A Hungarian translation of I Ching -- an ancient Chinese book of philosophy about change and divination -- has recently been completed, making it the world's first Hungarian-language Book of Changes.
Karatson Gabor, the translator, completed the translation of the ancient Chinese masterpiece after 10 years of work.
An author and a painter himself, Gabor used a poetic-verse type of writing in translating I Ching, also unique in any translation of the book.
Gabor recently presented two copies of the Hungarian-language I Ching to the Taipei representative office in Budapest, Hungary as a token of appreciation for finding a copy of the ancient book for him.

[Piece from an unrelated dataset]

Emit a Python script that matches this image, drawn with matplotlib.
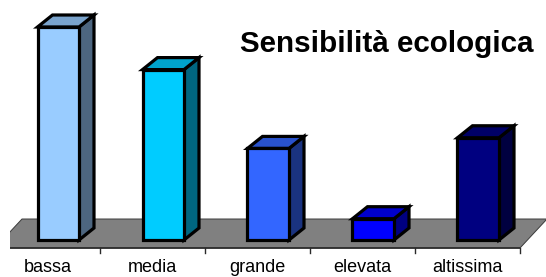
import matplotlib
matplotlib.use("Agg")
import matplotlib.pyplot as plt
from matplotlib.patches import Polygon, Rectangle

categories = ["bassa", "media", "grande", "elevata", "altissima"]
values = [100, 80, 43, 10, 48]
front_colors = ["#99CCFF", "#00CCFF", "#3366FF", "#0000FF", "#000080"]
title = "Sensibilità ecologica"

W, H, DPI = 546, 277, 100
PX_X = 105.0          # pixels per category
PX_Y = 2.13           # pixels per value unit
X0_PX = 47.5          # pixel x of first category center
Y0_PX = 240.0         # pixel y of value 0

fig = plt.figure(figsize=(W / DPI, H / DPI), dpi=DPI)
ax = fig.add_axes([0, 0, 1, 1])
ax.set_xlim(-X0_PX / PX_X, (W - X0_PX) / PX_X)
ax.set_ylim(-(H - Y0_PX) / PX_Y, Y0_PX / PX_Y)
ax.axis("off")


def shade(c, f):
    r, g, b = matplotlib.colors.to_rgb(c)
    return (r * f, g * f, b * f)


n = len(categories)
# floor
f_front = -8 / PX_Y
f_back = 21 / PX_Y
f_dx = 27 / PX_X
floor = Polygon([(-0.5, f_front), (-0.5 + f_dx, f_back), (n - 0.5 + f_dx, f_back), (n - 0.5, f_front)],
                closed=True, facecolor="#808080", edgecolor="#3a3a3a", lw=0.7, zorder=1)
ax.add_patch(floor)
clip = Rectangle((-37.5 / PX_X, -50), 10, 200, transform=ax.transData, visible=False)
ax.add_patch(clip)
floor.set_clip_path(clip)
ax.plot([-37.5 / PX_X, n - 0.5], [f_front, f_front], color="#2a2a2a", lw=1.2, zorder=2,
        solid_capstyle="butt")
for i in range(n):
    ax.plot([i + 0.5, i + 0.5], [f_front, f_front - 5 / PX_Y], color="#2a2a2a", lw=1, zorder=2)

# bars
bx0, bx1 = -10 / PX_X, 31.5 / PX_X
ddx, ddy = 15 / PX_X, 12 / PX_Y
lw = 2.3
for i, (v, c) in enumerate(zip(values, front_colors)):
    x0, x1 = i + bx0, i + bx1
    kw = dict(closed=True, edgecolor="black", lw=lw, joinstyle="miter", zorder=3)
    ax.add_patch(Polygon([(x1, 0), (x1 + ddx, ddy), (x1 + ddx, v + ddy), (x1, v)],
                         facecolor=shade(c, 0.5), **kw))
    ax.add_patch(Polygon([(x0, v), (x0 + ddx, v + ddy), (x1 + ddx, v + ddy), (x1, v)],
                         facecolor=shade(c, 0.8), **kw))
    ax.add_patch(Polygon([(x0, 0), (x1, 0), (x1, v), (x0, v)], facecolor=c, **kw))

# category labels
for i, lab in enumerate(categories):
    ax.text(i, -(272.5 - Y0_PX) / PX_Y, lab, ha="center", va="baseline",
            fontsize=13, family="Liberation Sans", color="black")

fig.text(240 / W, 1 - 52 / H, title, ha="left", va="baseline", fontsize=21.3,
         fontweight="bold", family="Liberation Sans", color="black")

fig.savefig("out.png", dpi=DPI)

According to officials from the representative office, they obtained a copy of the I Ching that was printed during the Sung Dynasty from Taipei's National Central Library 10 years ago for Gabor to do the translation.
Gabor is also a renowned environmental activist in Hungary .
He began studying Mandarin Chinese from childhood.
After completing the translation, Gabor said his next task, also daunting, will be translating Lun Yu, or The Confucian Analects, which is one of the Four Books.
I Ching was also called the Chou I as it was a book written by Wen, the King of Chou, around 1,042BC.
Legend has it that Wen invented the 64 Hexagrams and their names.
Wen is said to have done this while languishing in prison at the hands of Chou Hsin, who was the king of the Shang.
To save himself, Wen used his I Ching to entertain Chou Hsin and his court.
While telling his stories, he drew illustrations to help everyone remember the points he wanted to make, to explain omens and to offer bits of wisdom and advice.
Chou Hsin was so impressed that he eventually released Wen and even gave him his daughter's hand in marriage.